>At that time many young programmers regarded compression […] as very important....

DeathArrow · on March 26, 2023

While compression is congruent with some cases of statistical inference, no one is trying to do statistical inference using compression. Even the example you gave of Fabrice Bellard (which I highly admire) does the converse and uses neural networks to compress.

Even for realizing what you've said one needs a bit of theory, basic computer science and some math. And most people today have a "do" philosophy and are result oriented. They are not learn oriented, they hate CS and math and they hate low level programming.

I don't think compression is highly relevant today, but at the time I started learning it was a good tool to sharpen one's mind. Learn algorithms, learn about memory management, learn about hardware, learn low level constructs, learn a bit of math.

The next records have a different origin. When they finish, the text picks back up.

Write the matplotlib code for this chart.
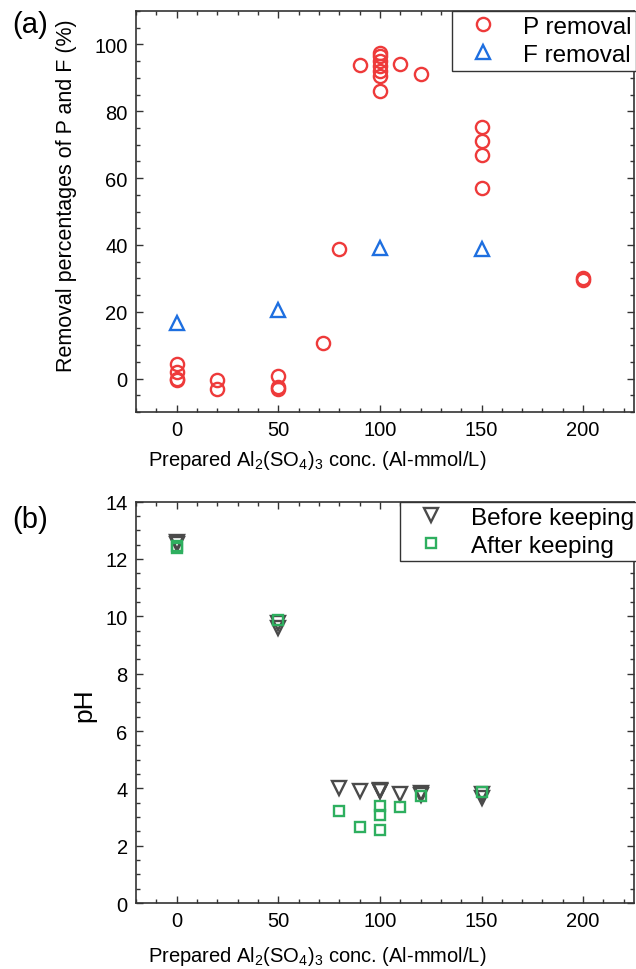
import matplotlib
matplotlib.use("Agg")
import matplotlib.pyplot as plt
from matplotlib.ticker import MultipleLocator

plt.rcParams['font.family'] = ['Liberation Sans', 'DejaVu Sans']
plt.rcParams['mathtext.default'] = 'regular'

# (a) 除去率
p_x = [0, 0, 0, 0, 20, 20, 50, 50, 50, 72, 80, 90,
       100, 100, 100, 100, 100, 100, 100, 110, 120,
       150, 150, 150, 150, 200, 200]
p_y = [4.5, 2.0, 0.0, -0.5, -0.3, -3.2, 0.8, -2.4, -3.2, 10.7, 38.7, 93.8,
       97.5, 96.5, 95.0, 93.5, 92.0, 90.5, 86.2, 94.2, 91.2,
       75.2, 71.0, 67.0, 56.9, 29.6, 30.2]
f_x = [0, 50, 100, 150]
f_y = [16.6, 20.6, 39.1, 38.8]

# (b) pH
before_x = [0, 0, 50, 50, 80, 90, 100, 100, 100, 110, 120, 120, 150, 150]
before_y = [12.58, 12.52, 9.78, 9.6, 4.02, 3.92, 3.96, 3.92, 3.9, 3.82, 3.85, 3.78, 3.82, 3.68]
after_x = [0, 0, 50, 80, 90, 100, 100, 100, 110, 120, 150]
after_y = [12.45, 12.4, 9.88, 3.2, 2.66, 3.4, 3.08, 2.55, 3.34, 3.74, 3.86]

xticks = [0, 50, 100, 150, 200]
xlabel = r'Prepared Al$_2$(SO$_4$)$_3$ conc. (Al-mmol/L)'

fig = plt.figure(figsize=(6.36, 9.70), dpi=100)
ax1 = fig.add_axes([0.2138, 0.5742, 0.7830, 0.4134])
ax2 = fig.add_axes([0.2138, 0.0680, 0.7830, 0.4138])

red = '#EE3A3A'
blue = '#1E6FE0'
gray = '#4A4A4A'
green = '#2EAF5F'

ax1.plot(p_x, p_y, 'o', ms=9.5, mfc='none', mec=red, mew=1.7, label='P removal')
ax1.plot(f_x, f_y, '^', ms=10.5, mfc='none', mec=blue, mew=1.7, label='F removal')
ax2.plot(before_x, before_y, 'v', ms=10.5, mfc='none', mec=gray, mew=1.7, label='Before keeping')
ax2.plot(after_x, after_y, 's', ms=7.5, mfc='none', mec=green, mew=1.7, label='After keeping')

for ax in (ax1, ax2):
    ax.set_xlim(-20, 225)
    ax.set_xticks(xticks)
    ax.xaxis.set_minor_locator(MultipleLocator(10))
    ax.tick_params(which='both', direction='in', top=True, right=True,
                   labelsize=14.5, width=1.0, color='#333333')
    ax.tick_params(which='major', length=5, pad=6)
    ax.tick_params(which='minor', length=3)
    for s in ax.spines.values():
        s.set_linewidth(1.2)
        s.set_color('#333333')
    ax.set_xlabel(xlabel, fontsize=14.5)

ax1.xaxis.set_label_coords(0.363, -0.09)
ax2.xaxis.set_label_coords(0.363, -0.102)

ax1.set_ylim(-10, 110)
ax1.set_yticks([0, 20, 40, 60, 80, 100])
ax1.yaxis.set_minor_locator(MultipleLocator(5))
ax1.set_ylabel('Removal percentages of P and F (%)', fontsize=15.5)
ax1.yaxis.set_label_coords(-0.118, 0.541)

ax2.set_ylim(0, 14)
ax2.set_yticks([0, 2, 4, 6, 8, 10, 12, 14])
ax2.yaxis.set_minor_locator(MultipleLocator(0.5))
ax2.set_ylabel('pH', fontsize=19)
ax2.yaxis.set_label_coords(-0.08, 0.496)

leg_kw = dict(loc='upper left', fontsize=17.5, frameon=True, fancybox=False,
              borderaxespad=0, borderpad=0.2, labelspacing=0.25,
              handlelength=2.1, handletextpad=0.6, framealpha=1)
l1 = ax1.legend(bbox_to_anchor=(0.635, 1.0), **leg_kw)
l2 = ax2.legend(bbox_to_anchor=(0.531, 1.0), **leg_kw)
for l in (l1, l2):
    l.get_frame().set_edgecolor('#333333')
    l.get_frame().set_linewidth(1.0)

fig.text(0.019, 0.974, '(a)', fontsize=21, va='center', ha='left')
fig.text(0.019, 0.464, '(b)', fontsize=21, va='center', ha='left')

fig.savefig('out.png', dpi=100)
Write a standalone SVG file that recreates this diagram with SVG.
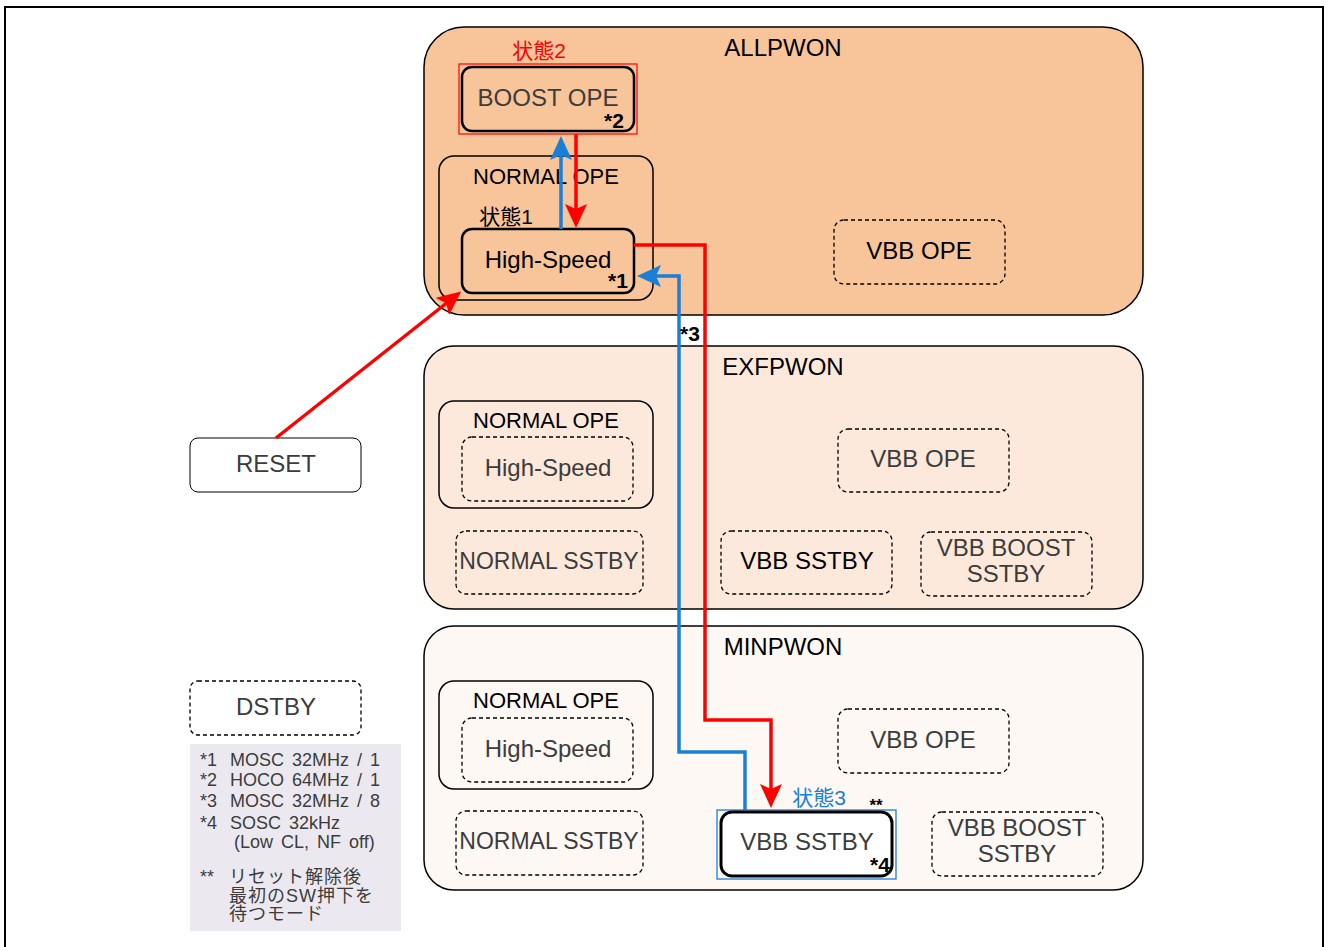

Whenever a young person wanting to undertake a programmer career is asking me for advice I'll ask what their motivation is. If they just want money I advice them to learn the tools in fashion today, maybe Javascript and React, maybe Python, maybe C#. But if they respond they want to do it for both enjoyment and money, I put them on the hard path. I ask they enroll an BS CS program, or if that is not possible, give them long lists of books, tutorials, courses which cover CS basics, math used in CS basics, hardware, low level programming and the programming hot topics du jour. In that last case I also design their learning paths to accommodate their goals and I am always taking time to answer them questions in the future if I can, if not I will at least indicate where should they look or which is the right person to ask.

vintermann · on March 26, 2023

> no one is trying to do statistical inference using compression

Well, maybe no one sensible? I still think it's quite cool that you can take any general purpose compression algorithm, and abuse it to do e.g. image classification. (Just append the image you want to classify to each of the classes' sets in turn, and see which compresses best!)

And actually I do remember a paper that tried to use ideas from PAQ to do online learning. Gated Linear Networks, out of DeepMind, in 2019:

https://arxiv.org/abs/1910.01526

All compression is related to AI, but especially sample efficient online learning is basically what data compression is all about.

DeathArrow · on March 26, 2023

Well stochastic processes are a much wider category than mere algebraic operations applied on group theory that losseles data compression use.

I'd think that calculus or functional theory or category theory can find more bijections towards statistics or even congruences than mere arithmetics or algebra ever will. Ok, you can explain or derive any mathematics construct using only algebra, and there were efforts to do so, but does it makes sense?